そんな達夫にルリとアヤの話を打ち明けられ、エマはこう言ったのだと言う。
「ママはママの選んだ人と幸せになればそれでいいんじゃない……って言ったの」
「今は僕もそう思う。今まで通りの僕たちの普通に、アヤさんを足してもそんなに変わらないと思っていて……説明が難しいし、普通ってなんだよって話だけれど……とにかく、母さんも僕も親子だけど、それぞれが自分で決めて生きることの障害になるのは違うと思った」
茉莉は砂糖と牛乳の入ったコーヒーを少しずつ飲みながら、アヤをじっと見ている。
「看護師さん、大変?」
茉莉は突然アヤにそう訊ねる。大人たちが目を丸くしていると、茉莉はエマのバッグからタブレット端末を出して、画面をアヤに見せる。ルリものぞき込むと、それはいわゆる電子書籍だった。子ども用に編集されたもので、『医師になる方法』と書かれている。
「茉莉、将来お医者さんになりたいんだけど、病院って大変?」
「病院にもよりますけど……例えばうちなんかだと、医者と看護師他のスタッフ……例えば介護さんとか、リハビリさんとか栄養士さんとか、いろんな人がいるんだけど、全員で患者さんの情報をやり取りしないといけなくて、それがちょっと大変」
「そうか……お医者さんって、女の人どれくらいいるの?」
「最近は増えて来たけど……まだ看護師の方が多いかな、うちの病院は男の人の看護師って三人しかいないんだ」
アヤと茉莉はそう言って病院の話や、看護師から見た医師の話をしている。ルリはエマにこう訊ねた。
「茉莉ちゃん、お医者さんになりたいって、初めて知ったわ」
「最近ね、総合内科医が主役のドラマがあって、それでなりたいって言い始めたの。最近塾通いも始めて」
そのドラマはルリも見ているものだった。そうか、こんな風に何かになりたいと言うきっかけができることもあるのだ。女性内科医が様々な難しい診断を迫られるシーンが面白い。アヤは勤務スケジュールの都合でドラマはあまり見られないのだが、存在は知っていたらしく、頷きながらこう言った。
「もちろんドラマと現実は違いますけど、茉莉ちゃんみたいな明るくて挨拶ができる人がお医者さんになってくれると、看護師は仕事がしやすくていいです」
「それって、挨拶しないお医者さんもいるってこと?」
「……まあ、全員が全員、そうではないけどね……あはは」
茉莉とアヤがソファに移り病院や看護師の話をしている中、達夫がルリに向かってこう言った。
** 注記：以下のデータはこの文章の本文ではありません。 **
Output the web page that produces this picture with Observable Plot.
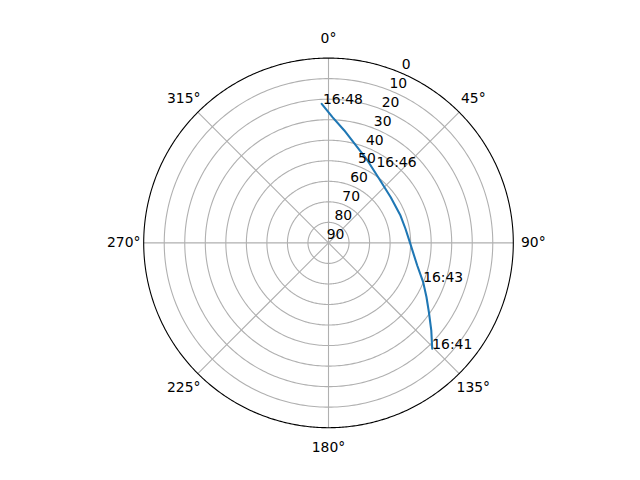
<!DOCTYPE html>
<html>
<head>
<meta charset="utf-8">
<script src="https://cdn.jsdelivr.net/npm/d3@7"></script>
<script src="https://cdn.jsdelivr.net/npm/@observablehq/plot@0.6"></script>
<style>
  html, body { margin: 0; padding: 0; background: #fff; }
  #chart svg { display: block; }
</style>
</head>
<body>
<div id="chart"></div>
<script>
// Satellite pass track (azimuth in degrees clockwise from north, elevation in degrees)
const azimuth   = [135.6, 124.6, 112.5, 104.3, 89.5, 69.2, 53.7, 38.3, 25.3, 15.7, 8.0, 1.8, -2.8];
const elevation = [17.8, 30.6, 40.1, 45.4, 50.4, 52.5, 52.4, 50.2, 45.6, 40.7, 34.7, 28.7, 22.2];

// Time labels along the track
const timeLabels = ["16:41", "16:43", "16:46", "16:48"];
const timeAz     = [135.6, 112.5, 32.4, -2.3];
const timeEl     = [17.8, 40.1, 46.4, 22.2];

// Axis ticks
const thetaTicks = [0, 45, 90, 135, 180, 225, 270, 315];
const thetaTickLabels = ["0°", "45°", "90°", "135°", "180°", "225°", "270°", "315°"];
const rTicks = [0, 10, 20, 30, 40, 50, 60, 70, 80, 90];
const rTickLabels = ["0", "10", "20", "30", "40", "50", "60", "70", "80", "90"];

// compass azimuth -> projection longitude (0 up, 90 right)
const lon = az => 180 - az;

const track = azimuth.map((a, i) => ({az: a, el: elevation[i]}));
const times = timeLabels.map((t, i) => ({t, az: timeAz[i], el: timeEl[i]}));
const rings = rTicks.filter(r => r > 0 && r < 90).map(r => d3.geoCircle().center([0, 90]).radius(90 - r).precision(1)());
const spokes = thetaTicks.map(a => ({az: a}));
const thetaLabels = thetaTicks.map((a, i) => ({az: a, label: thetaTickLabels[i]}));
const rLabels = rTicks.map((r, i) => ({el: r, label: rTickLabels[i]}));

const R = 184.8;
const labelZd = 90 * (R + 20) / R; // angular distance from center for theta labels

const font = "DejaVu Sans, sans-serif";

const chart = Plot.plot({
  width: 640,
  height: 480,
  marginTop: 57.6,
  marginBottom: 52.8,
  marginLeft: 143.2,
  marginRight: 127.2,
  style: {fontFamily: font, fontSize: "13.9px", background: "#fff", color: "#000", overflow: "visible"},
  projection: {
    type: "azimuthal-equidistant",
    rotate: [0, -90],
    clip: false,
    domain: d3.geoCircle().center([0, 90]).radius(90)()
  },
  marks: [
    // grid rings
    Plot.geo(rings, {stroke: "#b0b0b0", strokeWidth: 1.1, fill: "none"}),
    // spokes
    Plot.link(spokes, {
      x1: d => lon(d.az), y1: 90, x2: d => lon(d.az), y2: 0,
      stroke: "#b0b0b0", strokeWidth: 1.1
    }),
    // outer boundary
    Plot.geo([d3.geoCircle().center([0, 90]).radius(90).precision(0.5)()], {stroke: "#000", strokeWidth: 1.1, fill: "none"}),
    // track
    Plot.line(track, {
      x: d => lon(d.az), y: d => d.el,
      stroke: "#1f77b4", strokeWidth: 2.08
    }),
    // radial labels at 22.5°
    Plot.text(rLabels, {
      x: () => lon(22.5), y: d => d.el, text: "label",
      dx: 7, dy: -8, textAnchor: "middle", lineAnchor: "middle",
      fill: "#000", fontSize: 13.9
    }),
    // theta labels
    Plot.text(thetaLabels, {
      x: d => lon(d.az), y: 90 - labelZd, text: "label",
      textAnchor: "middle", lineAnchor: "middle",
      fill: "#000", fontSize: 13.9
    }),
    // time labels
    Plot.text(times, {
      x: d => lon(d.az), y: d => d.el, text: "t",
      textAnchor: "start", lineAnchor: "bottom",
      fill: "#000", fontSize: 13.9
    })
  ]
});

document.getElementById("chart").append(chart);
</script>
</body>
</html>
「この前は……ごめん。本当に、何も知らないで決めつけて、なんだか言った直後から自分の中でも『違うな』って思っていたんだけど……実はさ、あのあと仕事先の友人とちょっと会ったんだよ。それで、いろんな家族の話をしたり、実際会いに行ったりして……それで出た答えが、さっきのなんだ」
「私も……ごめんね。エマさんのことは本意じゃないの。一緒にいた時間がもちろん達夫の方が多いから、その分私も罪悪感があったの。でもね……あなたがその友達と会ったように、私も会ったのよ。初恋だった人に」
「え?」
「なんだかね、会って話したら……今好きなのはアヤさんで、あの人じゃないってわかった。もちろん、家族としてお父さんも大切。でも、だからと言ってもう隠したりはしたくない。あなたにも、エマさんにも、茉莉ちゃんにもね」
そうか、と達夫は頷く。きっと思うところはそれぞれあるはずだ。しかし彼はこう言った。その目には優しさが含まれていた。いつも通り、普段の達夫だ。彼は優しい。思えば和孝も、口には出さないがこういう目をよくする人だった。
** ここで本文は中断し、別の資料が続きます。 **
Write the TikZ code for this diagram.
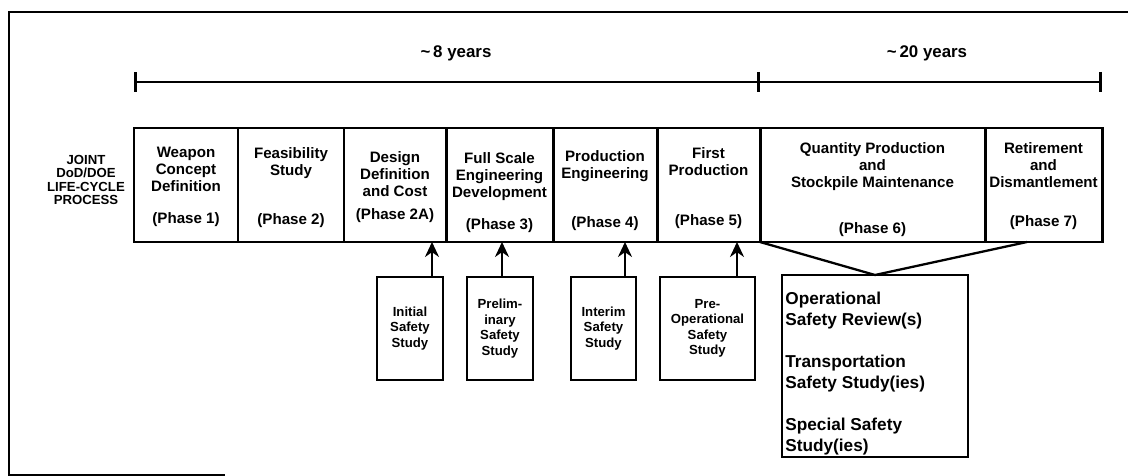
\documentclass[tikz,border=0pt]{standalone}
\usepackage{fontspec}
\setmainfont{Liberation Sans}
\usetikzlibrary{arrows.meta,positioning}

\begin{document}
\begin{tikzpicture}[x=0.2mm,y=-0.2mm,
    phase/.style={draw,line width=1.7pt,anchor=north west,minimum height=22.8mm,inner sep=0pt,outer sep=0pt},
    title/.style={font=\fontsize{8.6}{9.7}\selectfont\bfseries,align=center,inner sep=0pt,anchor=north},
    phasenum/.style={font=\fontsize{8.6}{9.7}\selectfont\bfseries,inner sep=0pt,anchor=base},
    safety/.style={draw,line width=1.3pt,anchor=north west,minimum height=20.6mm,inner sep=0pt,outer sep=0pt,align=center,font=\fontsize{7.5}{8.8}\selectfont\bfseries},
    feed/.style={line width=1.4pt,-{Stealth[length=3mm,width=2.8mm]}},
    span/.style={line width=1.5pt,{Bar[width=4mm]}-{Bar[width=4mm]}},
    years/.style={font=\fontsize{9.6}{11}\selectfont\bfseries,inner sep=0pt,anchor=base}]
    \useasboundingbox (0,0) rectangle (1128,476);
    \draw[line width=1.4pt] (1128,12) -- (9,12) -- (9,475) -- (225,475); % frame

    % time spans
    \coordinate (s0) at (134,82);
    \coordinate (s1) at (760,82);
    \coordinate (s2) at (1102,82);
    \draw[span] (s0) -- (s1); % design phases
    \draw[line width=1.5pt,-{Bar[width=4mm]}] (s1) -- (s2); % stockpile phases
    \node[years] (y8) at (456,58) {\textasciitilde\,8 years};
    \node[years] (y20) at (927,58) {\textasciitilde\,20 years};

    \node[font=\fontsize{7.5}{7.6}\selectfont\bfseries,align=center,inner sep=0pt,anchor=north] (joint) at (86,155) {JOINT\\DoD/DOE\\LIFE-CYCLE\\PROCESS};

    % phase row
    \node[phase,minimum width=20.8mm] (p1) at (134,128) {};
    \node[phase,minimum width=21.2mm,right=0mm of p1] (p2) {};
    \node[phase,minimum width=20.4mm,right=0mm of p2] (p2a) {};
    \node[phase,minimum width=21.4mm,right=0mm of p2a] (p3) {};
    \node[phase,minimum width=20.8mm,right=0mm of p3] (p4) {};
    \node[phase,minimum width=20.6mm,right=0mm of p4] (p5) {};
    \node[phase,minimum width=45mm,right=0mm of p5] (p6) {};
    \node[phase,minimum width=23.4mm,right=0mm of p6] (p7) {};

    \node[title,below=3.8mm of p1.north] (t1) {Weapon\\Concept\\Definition};
    \node[title,below=3.8mm of p2.north] (t2) {Feasibility\\Study};
    \node[title,below=4.6mm of p2a.north] (t2a) {Design\\Definition\\and Cost};
    \node[title,below=4.8mm of p3.north] (t3) {Full Scale\\Engineering\\Development};
    \node[title,below=4.4mm of p4.north] (t4) {Production\\Engineering};
    \node[title,below=3.8mm of p5.north] (t5) {First\\Production};
    \node[title,below=2.8mm of p6.north] (t6) {Quantity Production\\and\\Stockpile Maintenance};
    \node[title,below=2.8mm of p7.north] (t7) {Retirement\\and\\Dismantlement};

    \node[phasenum] (l1) at ([yshift=3.6mm]p1.south) {(Phase 1)};
    \node[phasenum] (l2) at ([yshift=3.4mm]p2.south) {(Phase 2)};
    \node[phasenum] (l2a) at ([yshift=4.4mm]p2a.south) {(Phase 2A)};
    \node[phasenum] (l3) at ([yshift=2.4mm]p3.south) {(Phase 3)};
    \node[phasenum] (l4) at ([yshift=2.8mm]p4.south) {(Phase 4)};
    \node[phasenum] (l5) at ([yshift=3.2mm]p5.south) {(Phase 5)};
    \node[phasenum] (l6) at ([yshift=1.6mm]p6.south) {(Phase 6)};
    \node[phasenum] (l7) at ([yshift=3.0mm]p7.south) {(Phase 7)};

    % safety studies
    \node[safety,minimum width=13.2mm] (ini) at (377,277) {Initial\\Safety\\Study};
    \node[safety,minimum width=13.2mm] (pre) at (467,277) {Prelim-\\inary\\Safety\\Study};
    \node[safety,minimum width=13mm] (itm) at (571,277) {Interim\\Safety\\Study};
    \node[safety,minimum width=19mm] (pop) at (660,277) {Pre-\\Operational\\Safety\\Study};

    \draw[feed] ([xshift=4.4mm]ini.north) -- ([xshift=4.4mm]ini.north |- p2a.south);
    \draw[feed] ([xshift=0.4mm]pre.north) -- ([xshift=0.4mm]pre.north |- p3.south);
    \draw[feed] ([xshift=4.3mm]itm.north) -- ([xshift=4.3mm]itm.north |- p4.south);
    \draw[feed] ([xshift=5.9mm]pop.north) -- ([xshift=5.9mm]pop.north |- p5.south);

    % stockpile studies
    \node[draw,line width=1.3pt,anchor=north west,minimum width=37.2mm,minimum height=36.4mm,outer sep=0pt] (ops) at (782,275) {};
    \node[anchor=north west,inner sep=0pt,align=left,font=\fontsize{9.8}{11.9}\selectfont\bfseries] (opsnote) at ([xshift=0.6mm,yshift=-3.4mm]ops.north west)
        {Operational\\Safety Review(s)\\[11.9pt]Transportation\\Safety Study(ies)\\[11.9pt]Special Safety\\Study(ies)};
    \draw[line width=1.3pt] (p6.south west) -- (ops.north) -- ([xshift=-3.3mm]p7.south); % funnel
\end{tikzpicture}
\end{document}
「いつか、その人に僕も会いたい。母さんが好きになる人に興味がある」
「私も、あなたのそのお友達に会いたいな、いつか会わせてね」
「ママ!アヤちゃんとLINE交換していい?」
「ああ、じゃあ、グループLINEに入ってもらおうか」
「そうね」
アヤは笑って立ち上がる。緊張が抜けたのか、達夫の提案にほっとした顔をした。アヤは家族の話をあまりしない。これから聞くこともあまりないだろうが、彼女の中で、新たな家族としてエマや達夫、茉莉が加わるのであればそれは嬉しい。
「いや、いいんでしょうか……なんだかトントン拍子で……緊張してたから余計びっくりしちゃった。あ、LINEこれです」
「うん、だって家族だもの、私もアヤちゃんって呼んでいい?エマって呼んでいいから」
「そう……そうだね。いきなり呼び捨てはちょっとあれだから、エマさんで。あと達夫さん、よろしく」
「じゃあ僕はアヤさんって呼ぶよ」
茉莉はその後、アヤと個別でLINEを交換したらしい。嬉しそうな茉莉に、達夫も安堵の表情を見せる。
「実はさ、茉莉にどう説明するかとか、茉莉がどう思うか悩んだんだ……でもエマの言う通り、会わせて正解だった」
「でしょ?子どもだって、ひとりの人間なんだから」
達夫がコーヒーを淹れる。当たり前にキッチンに立つ彼の後ろ姿を見て、ルリはエマと達夫の関係性を羨ましく思うと同時に、自分とアヤもきっと大丈夫だと思った。
「じゃあ、今日は家族が増えたってことで、何か美味しいものでも食べに行こう!」
エマの提案にそれぞれが笑顔で、その日の夕食をどこで過ごすかを調べ始めた。
これはルリに家族が増えた最初の日に至るまでの話で、この日からが新たなスタートとなる。新たな日々を祝福するように、日の長くなった空は美しい夕焼けに染まっていた。